**WORK REQUIRED:** In the entries below, count every line containing "matplotlib". Reply with the number alone.

▬▬▬

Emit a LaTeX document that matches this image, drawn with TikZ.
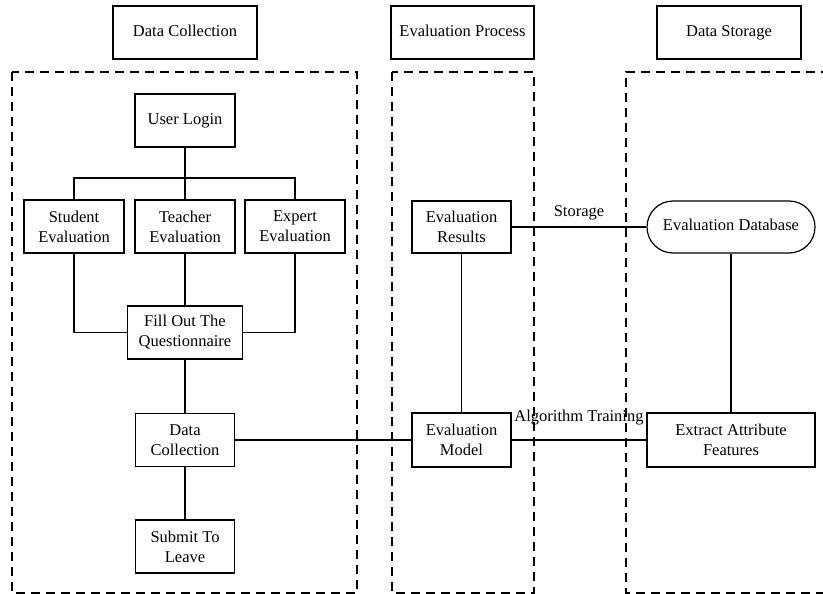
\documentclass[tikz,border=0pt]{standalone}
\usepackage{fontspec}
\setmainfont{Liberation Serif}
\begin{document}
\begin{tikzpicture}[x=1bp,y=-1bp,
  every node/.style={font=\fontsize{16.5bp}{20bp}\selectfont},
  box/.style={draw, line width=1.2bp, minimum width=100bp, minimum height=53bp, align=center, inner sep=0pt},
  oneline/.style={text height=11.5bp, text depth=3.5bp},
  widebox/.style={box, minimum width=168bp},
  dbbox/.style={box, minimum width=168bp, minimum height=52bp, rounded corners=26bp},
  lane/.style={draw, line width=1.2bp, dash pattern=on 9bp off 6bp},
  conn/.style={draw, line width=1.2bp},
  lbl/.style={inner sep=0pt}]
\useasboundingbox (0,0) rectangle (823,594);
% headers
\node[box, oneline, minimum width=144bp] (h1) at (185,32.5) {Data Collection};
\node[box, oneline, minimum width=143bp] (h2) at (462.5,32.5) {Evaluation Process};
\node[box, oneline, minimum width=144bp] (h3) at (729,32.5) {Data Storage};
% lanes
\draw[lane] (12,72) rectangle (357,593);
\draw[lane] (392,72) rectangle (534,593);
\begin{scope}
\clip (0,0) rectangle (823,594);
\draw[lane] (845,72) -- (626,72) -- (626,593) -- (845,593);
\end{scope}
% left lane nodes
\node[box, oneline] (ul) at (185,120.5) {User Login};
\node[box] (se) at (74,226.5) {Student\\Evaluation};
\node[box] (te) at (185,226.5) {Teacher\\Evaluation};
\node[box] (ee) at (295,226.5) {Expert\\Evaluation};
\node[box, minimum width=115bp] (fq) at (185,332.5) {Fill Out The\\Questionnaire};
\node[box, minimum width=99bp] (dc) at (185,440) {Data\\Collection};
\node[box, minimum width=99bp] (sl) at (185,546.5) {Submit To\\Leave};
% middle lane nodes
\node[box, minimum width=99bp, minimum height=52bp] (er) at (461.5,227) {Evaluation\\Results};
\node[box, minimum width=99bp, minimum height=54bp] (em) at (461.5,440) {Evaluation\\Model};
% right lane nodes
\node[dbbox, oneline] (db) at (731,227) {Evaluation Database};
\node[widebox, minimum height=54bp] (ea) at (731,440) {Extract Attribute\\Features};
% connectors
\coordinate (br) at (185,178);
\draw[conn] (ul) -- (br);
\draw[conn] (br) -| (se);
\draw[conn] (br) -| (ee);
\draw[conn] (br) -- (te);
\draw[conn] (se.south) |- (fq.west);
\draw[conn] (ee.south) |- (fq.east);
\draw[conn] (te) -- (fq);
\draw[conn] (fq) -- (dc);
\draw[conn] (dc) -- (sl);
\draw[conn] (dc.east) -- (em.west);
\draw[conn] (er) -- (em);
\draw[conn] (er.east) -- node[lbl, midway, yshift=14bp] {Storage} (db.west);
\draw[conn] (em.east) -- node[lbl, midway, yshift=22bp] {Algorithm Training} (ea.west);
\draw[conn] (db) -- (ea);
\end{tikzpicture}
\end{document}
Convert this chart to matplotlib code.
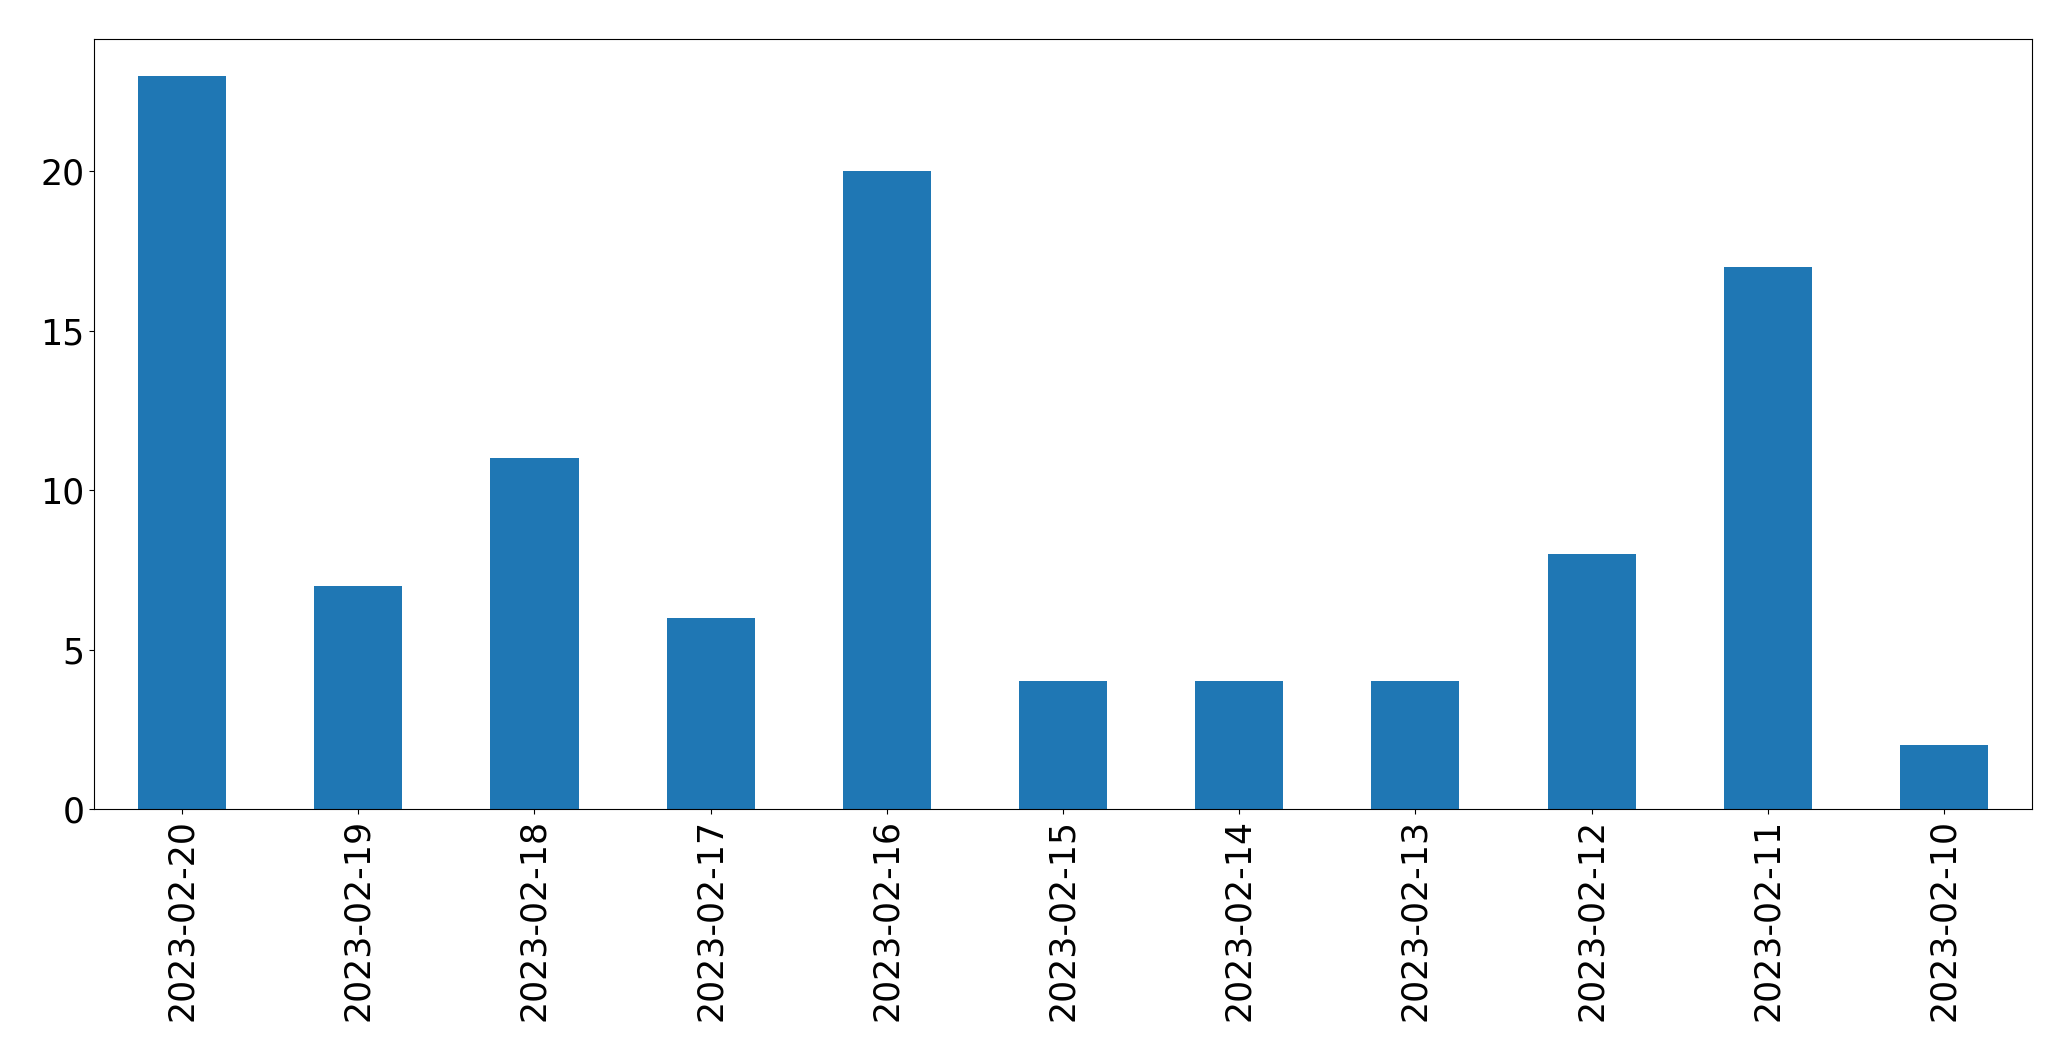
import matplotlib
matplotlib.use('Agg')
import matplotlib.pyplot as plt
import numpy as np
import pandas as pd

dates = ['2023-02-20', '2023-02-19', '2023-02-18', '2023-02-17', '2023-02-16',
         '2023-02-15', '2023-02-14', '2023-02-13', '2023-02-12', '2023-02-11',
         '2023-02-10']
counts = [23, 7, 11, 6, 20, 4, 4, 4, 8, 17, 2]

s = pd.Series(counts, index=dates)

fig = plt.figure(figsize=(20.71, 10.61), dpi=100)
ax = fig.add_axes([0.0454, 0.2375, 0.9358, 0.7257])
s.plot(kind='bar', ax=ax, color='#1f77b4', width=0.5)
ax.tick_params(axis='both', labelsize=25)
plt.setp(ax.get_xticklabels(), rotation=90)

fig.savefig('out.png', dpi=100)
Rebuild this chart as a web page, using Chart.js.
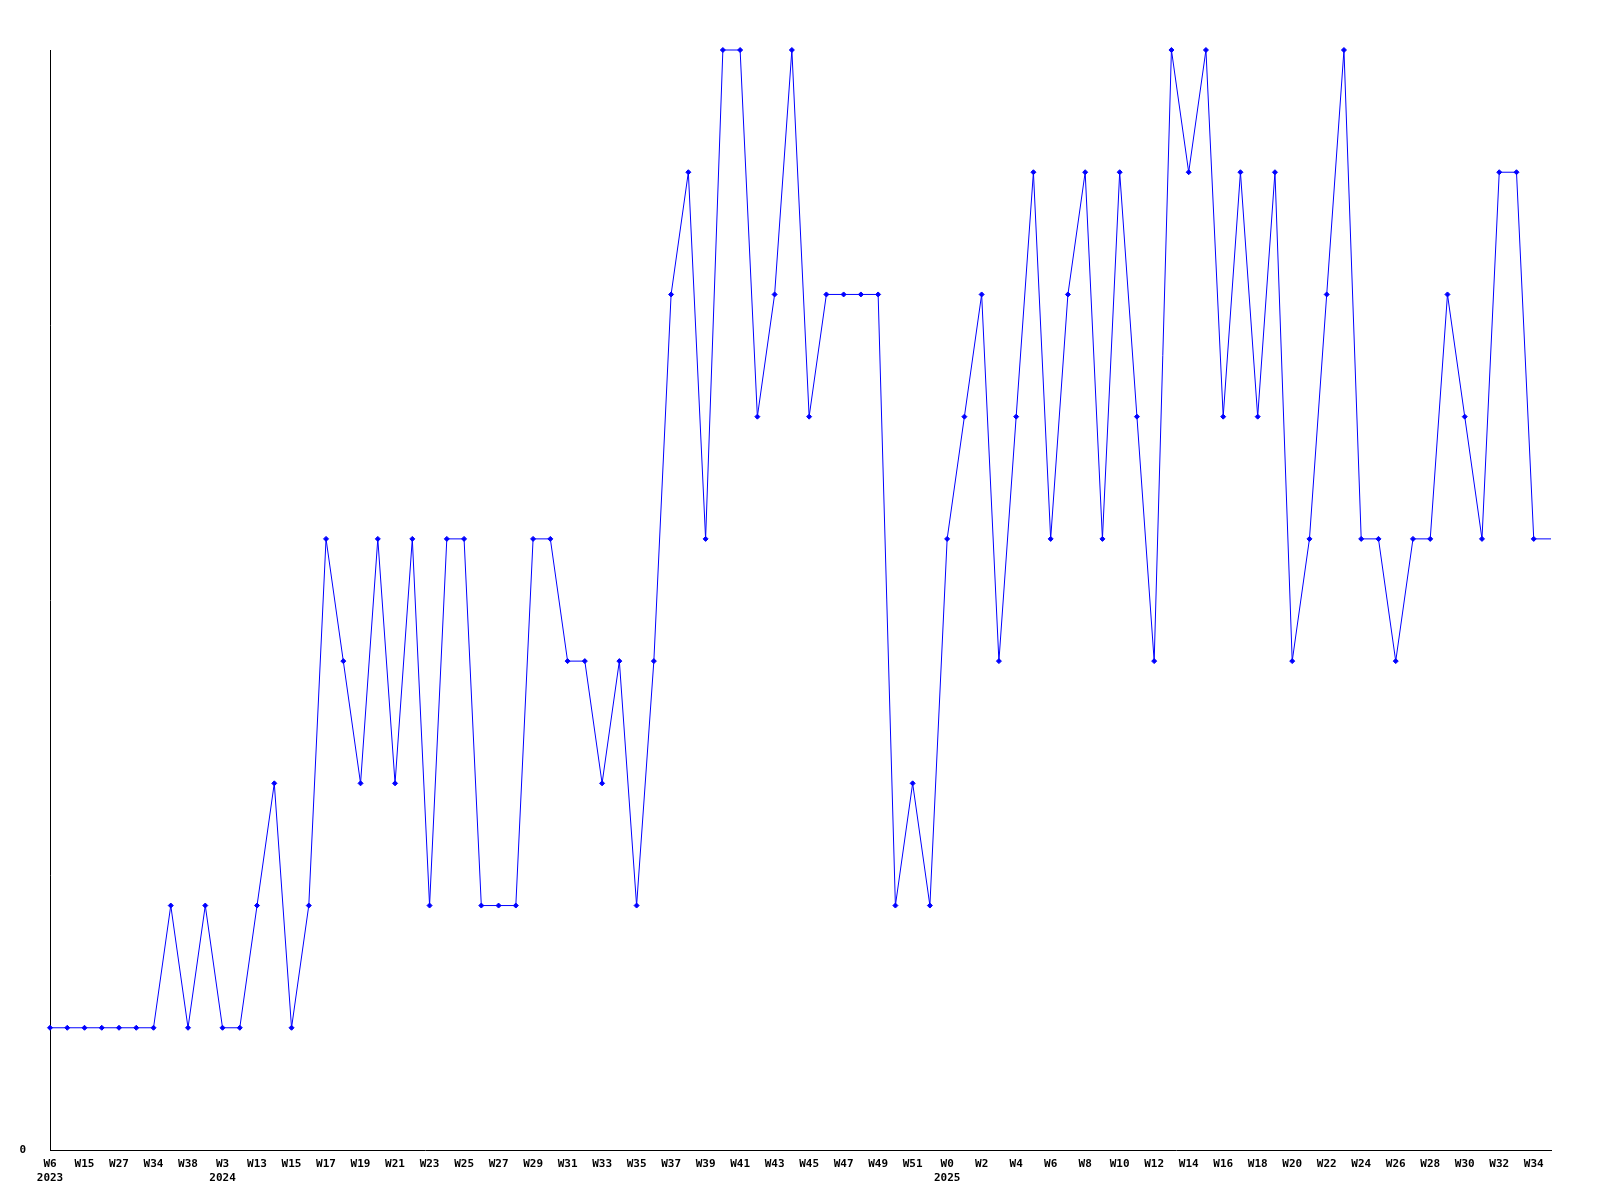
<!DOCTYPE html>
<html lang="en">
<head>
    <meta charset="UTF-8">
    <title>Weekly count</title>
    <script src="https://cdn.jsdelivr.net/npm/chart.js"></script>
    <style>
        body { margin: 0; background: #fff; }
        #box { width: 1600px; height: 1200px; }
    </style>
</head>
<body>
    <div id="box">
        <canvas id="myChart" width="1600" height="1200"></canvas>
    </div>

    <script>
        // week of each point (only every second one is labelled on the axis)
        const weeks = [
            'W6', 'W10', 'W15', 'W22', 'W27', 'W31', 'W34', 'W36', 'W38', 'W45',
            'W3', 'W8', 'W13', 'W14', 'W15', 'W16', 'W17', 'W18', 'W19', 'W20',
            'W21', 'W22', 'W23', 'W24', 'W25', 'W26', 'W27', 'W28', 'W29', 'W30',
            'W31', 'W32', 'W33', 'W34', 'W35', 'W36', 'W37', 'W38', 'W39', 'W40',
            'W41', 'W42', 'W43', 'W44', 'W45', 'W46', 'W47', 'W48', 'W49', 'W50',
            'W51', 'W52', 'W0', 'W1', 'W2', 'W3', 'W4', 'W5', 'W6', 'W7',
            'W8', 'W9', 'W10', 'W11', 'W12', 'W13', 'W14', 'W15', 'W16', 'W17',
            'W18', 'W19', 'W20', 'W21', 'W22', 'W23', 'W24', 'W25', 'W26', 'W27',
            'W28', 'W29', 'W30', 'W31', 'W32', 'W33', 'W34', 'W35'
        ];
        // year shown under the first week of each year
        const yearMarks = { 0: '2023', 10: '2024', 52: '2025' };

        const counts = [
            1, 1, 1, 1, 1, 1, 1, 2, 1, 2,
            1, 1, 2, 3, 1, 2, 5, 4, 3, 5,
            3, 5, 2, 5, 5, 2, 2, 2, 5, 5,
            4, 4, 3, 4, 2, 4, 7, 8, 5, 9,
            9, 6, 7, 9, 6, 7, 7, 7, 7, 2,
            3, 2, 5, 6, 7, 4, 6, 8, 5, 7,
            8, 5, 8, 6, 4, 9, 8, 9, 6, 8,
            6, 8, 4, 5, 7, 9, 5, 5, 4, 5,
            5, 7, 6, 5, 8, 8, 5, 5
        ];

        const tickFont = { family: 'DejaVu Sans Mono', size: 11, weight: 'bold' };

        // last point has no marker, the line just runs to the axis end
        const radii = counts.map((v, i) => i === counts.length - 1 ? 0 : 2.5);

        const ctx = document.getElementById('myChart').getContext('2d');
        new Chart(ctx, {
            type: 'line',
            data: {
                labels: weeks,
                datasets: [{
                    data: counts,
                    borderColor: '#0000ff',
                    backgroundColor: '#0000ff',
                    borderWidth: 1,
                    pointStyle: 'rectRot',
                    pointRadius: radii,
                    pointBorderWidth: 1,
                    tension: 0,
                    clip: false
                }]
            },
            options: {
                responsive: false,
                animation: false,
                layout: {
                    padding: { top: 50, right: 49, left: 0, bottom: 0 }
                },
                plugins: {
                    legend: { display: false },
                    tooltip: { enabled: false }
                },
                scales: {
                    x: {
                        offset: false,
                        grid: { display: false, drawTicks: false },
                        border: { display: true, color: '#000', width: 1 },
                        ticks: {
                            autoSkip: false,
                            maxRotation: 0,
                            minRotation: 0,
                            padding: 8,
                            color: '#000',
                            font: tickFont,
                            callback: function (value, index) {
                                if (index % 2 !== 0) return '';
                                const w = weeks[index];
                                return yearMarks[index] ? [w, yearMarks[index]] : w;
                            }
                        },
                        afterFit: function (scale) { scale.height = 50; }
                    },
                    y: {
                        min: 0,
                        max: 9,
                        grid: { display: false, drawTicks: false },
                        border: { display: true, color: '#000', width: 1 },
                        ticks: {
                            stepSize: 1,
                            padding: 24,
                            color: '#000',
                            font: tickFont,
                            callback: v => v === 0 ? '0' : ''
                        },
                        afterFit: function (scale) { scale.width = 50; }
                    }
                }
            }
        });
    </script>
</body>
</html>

▬▬▬

**SOLUTION TO THIS EXERCISE:** 4